▸ **AIM OF THE TASK**: Repeat exactly what appears from the opening line of the listing to the line with "const noTopErr = [0, 0, 0, 0, 0, 0, 15, 15];", inclusive.

Start of SUPPLIED MATERIAL

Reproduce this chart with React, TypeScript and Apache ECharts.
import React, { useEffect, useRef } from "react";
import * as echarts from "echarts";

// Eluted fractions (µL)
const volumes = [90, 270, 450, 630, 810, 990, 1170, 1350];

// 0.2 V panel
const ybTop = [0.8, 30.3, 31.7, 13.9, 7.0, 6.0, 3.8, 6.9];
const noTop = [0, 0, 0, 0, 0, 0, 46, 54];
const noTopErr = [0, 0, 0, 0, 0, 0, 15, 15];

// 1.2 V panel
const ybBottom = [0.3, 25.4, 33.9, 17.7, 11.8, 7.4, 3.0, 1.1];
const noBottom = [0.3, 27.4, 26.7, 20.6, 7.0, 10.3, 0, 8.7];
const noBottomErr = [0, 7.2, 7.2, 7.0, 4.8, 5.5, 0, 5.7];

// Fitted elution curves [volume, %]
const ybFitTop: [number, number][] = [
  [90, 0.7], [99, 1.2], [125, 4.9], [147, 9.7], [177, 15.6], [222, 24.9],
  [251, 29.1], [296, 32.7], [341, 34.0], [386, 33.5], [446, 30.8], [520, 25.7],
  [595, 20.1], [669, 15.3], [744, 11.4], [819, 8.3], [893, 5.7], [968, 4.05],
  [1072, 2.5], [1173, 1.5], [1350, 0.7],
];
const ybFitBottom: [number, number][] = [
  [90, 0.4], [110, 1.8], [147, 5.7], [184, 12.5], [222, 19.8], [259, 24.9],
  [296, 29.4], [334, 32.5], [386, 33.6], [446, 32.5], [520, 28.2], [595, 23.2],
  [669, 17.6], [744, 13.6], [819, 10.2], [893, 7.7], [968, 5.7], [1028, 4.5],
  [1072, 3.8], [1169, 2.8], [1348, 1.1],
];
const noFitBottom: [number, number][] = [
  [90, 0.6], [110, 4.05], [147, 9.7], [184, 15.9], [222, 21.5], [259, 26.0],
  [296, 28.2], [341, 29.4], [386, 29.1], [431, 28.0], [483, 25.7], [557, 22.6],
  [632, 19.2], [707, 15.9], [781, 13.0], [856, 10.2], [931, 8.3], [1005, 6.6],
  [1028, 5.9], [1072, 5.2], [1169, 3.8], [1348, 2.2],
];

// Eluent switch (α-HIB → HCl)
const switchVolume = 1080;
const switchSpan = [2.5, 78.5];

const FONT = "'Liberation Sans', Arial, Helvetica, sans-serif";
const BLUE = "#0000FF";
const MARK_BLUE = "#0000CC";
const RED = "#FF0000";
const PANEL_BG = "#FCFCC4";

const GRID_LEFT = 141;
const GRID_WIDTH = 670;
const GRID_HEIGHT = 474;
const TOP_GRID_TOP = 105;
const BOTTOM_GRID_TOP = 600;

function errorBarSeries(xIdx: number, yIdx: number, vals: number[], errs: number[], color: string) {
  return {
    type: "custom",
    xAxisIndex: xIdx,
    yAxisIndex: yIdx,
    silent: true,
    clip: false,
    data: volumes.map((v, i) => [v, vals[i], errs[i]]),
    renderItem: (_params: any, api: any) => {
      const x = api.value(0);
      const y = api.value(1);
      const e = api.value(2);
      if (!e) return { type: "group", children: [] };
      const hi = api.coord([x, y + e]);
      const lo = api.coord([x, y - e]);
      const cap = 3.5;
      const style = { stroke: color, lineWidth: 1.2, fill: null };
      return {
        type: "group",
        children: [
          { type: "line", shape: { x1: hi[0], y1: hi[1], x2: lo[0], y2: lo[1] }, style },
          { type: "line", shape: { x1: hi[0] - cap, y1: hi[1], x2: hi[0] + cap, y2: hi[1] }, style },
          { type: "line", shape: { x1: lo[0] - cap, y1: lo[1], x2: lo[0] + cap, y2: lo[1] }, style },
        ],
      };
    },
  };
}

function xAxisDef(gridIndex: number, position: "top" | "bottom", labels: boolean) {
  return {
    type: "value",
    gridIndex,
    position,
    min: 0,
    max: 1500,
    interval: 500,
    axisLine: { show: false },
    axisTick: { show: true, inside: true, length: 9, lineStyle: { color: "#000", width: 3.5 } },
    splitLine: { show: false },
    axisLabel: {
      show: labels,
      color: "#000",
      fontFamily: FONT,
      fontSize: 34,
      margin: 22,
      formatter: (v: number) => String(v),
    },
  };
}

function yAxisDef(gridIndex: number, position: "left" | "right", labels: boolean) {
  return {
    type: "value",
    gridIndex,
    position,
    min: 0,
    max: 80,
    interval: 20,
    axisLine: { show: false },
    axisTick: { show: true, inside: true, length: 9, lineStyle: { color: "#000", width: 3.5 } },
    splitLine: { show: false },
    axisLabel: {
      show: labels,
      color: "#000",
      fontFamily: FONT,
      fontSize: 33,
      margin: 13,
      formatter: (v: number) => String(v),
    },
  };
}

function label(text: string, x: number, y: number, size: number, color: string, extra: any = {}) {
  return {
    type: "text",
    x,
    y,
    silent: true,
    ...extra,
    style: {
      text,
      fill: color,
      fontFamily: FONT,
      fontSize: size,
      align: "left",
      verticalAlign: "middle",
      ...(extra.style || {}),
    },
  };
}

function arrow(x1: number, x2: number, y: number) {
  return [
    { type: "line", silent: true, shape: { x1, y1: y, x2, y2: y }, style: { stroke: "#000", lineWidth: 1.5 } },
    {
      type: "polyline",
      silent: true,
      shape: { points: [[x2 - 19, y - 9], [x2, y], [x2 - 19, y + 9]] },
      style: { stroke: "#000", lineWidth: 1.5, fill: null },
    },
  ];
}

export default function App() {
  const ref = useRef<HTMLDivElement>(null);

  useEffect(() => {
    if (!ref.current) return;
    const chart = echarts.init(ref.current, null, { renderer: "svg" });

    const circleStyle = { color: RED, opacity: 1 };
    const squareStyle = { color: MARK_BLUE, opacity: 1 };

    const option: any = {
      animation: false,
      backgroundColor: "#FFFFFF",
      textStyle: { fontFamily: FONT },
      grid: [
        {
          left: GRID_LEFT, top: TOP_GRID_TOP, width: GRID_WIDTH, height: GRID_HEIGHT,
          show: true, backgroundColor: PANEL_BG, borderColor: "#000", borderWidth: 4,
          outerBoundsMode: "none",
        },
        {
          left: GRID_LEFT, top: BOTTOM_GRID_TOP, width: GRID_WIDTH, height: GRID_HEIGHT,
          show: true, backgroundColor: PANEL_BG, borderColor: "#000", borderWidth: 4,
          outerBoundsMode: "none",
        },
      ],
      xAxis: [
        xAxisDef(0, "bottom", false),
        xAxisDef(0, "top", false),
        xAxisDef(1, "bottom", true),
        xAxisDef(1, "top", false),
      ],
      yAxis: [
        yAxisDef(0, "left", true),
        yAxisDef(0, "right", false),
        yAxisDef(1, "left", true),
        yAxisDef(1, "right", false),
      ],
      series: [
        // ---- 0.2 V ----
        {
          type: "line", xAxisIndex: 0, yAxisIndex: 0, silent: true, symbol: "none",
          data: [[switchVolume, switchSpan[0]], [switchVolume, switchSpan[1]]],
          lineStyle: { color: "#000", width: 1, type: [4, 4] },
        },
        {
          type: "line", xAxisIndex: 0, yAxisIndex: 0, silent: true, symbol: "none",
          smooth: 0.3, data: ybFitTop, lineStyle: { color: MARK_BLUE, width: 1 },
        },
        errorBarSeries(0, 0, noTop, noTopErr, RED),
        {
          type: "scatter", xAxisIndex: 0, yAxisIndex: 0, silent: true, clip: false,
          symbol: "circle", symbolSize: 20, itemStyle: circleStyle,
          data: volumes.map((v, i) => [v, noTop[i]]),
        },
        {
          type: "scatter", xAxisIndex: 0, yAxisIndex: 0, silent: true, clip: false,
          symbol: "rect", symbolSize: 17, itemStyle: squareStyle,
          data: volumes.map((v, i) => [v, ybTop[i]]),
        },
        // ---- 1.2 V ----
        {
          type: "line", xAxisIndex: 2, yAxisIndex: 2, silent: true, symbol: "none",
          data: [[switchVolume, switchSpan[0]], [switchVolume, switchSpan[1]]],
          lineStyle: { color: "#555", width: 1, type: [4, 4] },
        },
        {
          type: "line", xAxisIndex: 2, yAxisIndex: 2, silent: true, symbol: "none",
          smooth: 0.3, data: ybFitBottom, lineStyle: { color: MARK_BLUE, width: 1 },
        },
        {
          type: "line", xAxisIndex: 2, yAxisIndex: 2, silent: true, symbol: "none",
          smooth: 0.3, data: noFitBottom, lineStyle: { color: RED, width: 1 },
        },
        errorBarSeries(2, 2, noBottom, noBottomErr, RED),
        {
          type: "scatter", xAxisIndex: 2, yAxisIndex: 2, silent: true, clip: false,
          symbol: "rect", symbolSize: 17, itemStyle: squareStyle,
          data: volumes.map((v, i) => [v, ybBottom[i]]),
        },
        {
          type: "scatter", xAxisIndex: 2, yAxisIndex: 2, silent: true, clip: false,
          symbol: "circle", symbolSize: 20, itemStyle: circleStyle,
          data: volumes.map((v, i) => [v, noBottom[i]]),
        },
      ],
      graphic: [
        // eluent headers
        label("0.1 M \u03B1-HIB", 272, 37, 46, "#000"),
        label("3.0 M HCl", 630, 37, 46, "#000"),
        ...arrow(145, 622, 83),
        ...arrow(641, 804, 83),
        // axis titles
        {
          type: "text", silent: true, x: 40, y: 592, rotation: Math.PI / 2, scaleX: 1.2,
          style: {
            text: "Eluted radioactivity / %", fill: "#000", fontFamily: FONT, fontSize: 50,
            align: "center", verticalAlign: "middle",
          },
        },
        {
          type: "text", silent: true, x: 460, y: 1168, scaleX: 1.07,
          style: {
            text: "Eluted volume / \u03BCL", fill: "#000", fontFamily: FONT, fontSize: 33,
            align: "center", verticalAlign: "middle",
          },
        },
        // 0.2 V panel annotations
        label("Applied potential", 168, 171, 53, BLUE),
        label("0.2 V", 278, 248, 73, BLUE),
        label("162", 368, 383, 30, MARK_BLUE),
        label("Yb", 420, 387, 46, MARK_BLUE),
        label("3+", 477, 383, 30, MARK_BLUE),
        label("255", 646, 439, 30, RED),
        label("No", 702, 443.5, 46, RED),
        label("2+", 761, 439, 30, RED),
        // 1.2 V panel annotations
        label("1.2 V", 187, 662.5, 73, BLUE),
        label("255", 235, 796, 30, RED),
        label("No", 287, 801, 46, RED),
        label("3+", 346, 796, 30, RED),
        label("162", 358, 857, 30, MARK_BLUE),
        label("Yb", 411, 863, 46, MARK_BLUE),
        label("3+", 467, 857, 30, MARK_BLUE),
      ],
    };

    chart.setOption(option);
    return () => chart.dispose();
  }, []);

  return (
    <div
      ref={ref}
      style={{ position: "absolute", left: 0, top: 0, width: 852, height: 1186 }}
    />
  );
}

End of SUPPLIED MATERIAL

▸ **ANSWER**:
Reproduce this chart with React, TypeScript and Apache ECharts.
import React, { useEffect, useRef } from "react";
import * as echarts from "echarts";

// Eluted fractions (µL)
const volumes = [90, 270, 450, 630, 810, 990, 1170, 1350];

// 0.2 V panel
const ybTop = [0.8, 30.3, 31.7, 13.9, 7.0, 6.0, 3.8, 6.9];
const noTop = [0, 0, 0, 0, 0, 0, 46, 54];
const noTopErr = [0, 0, 0, 0, 0, 0, 15, 15];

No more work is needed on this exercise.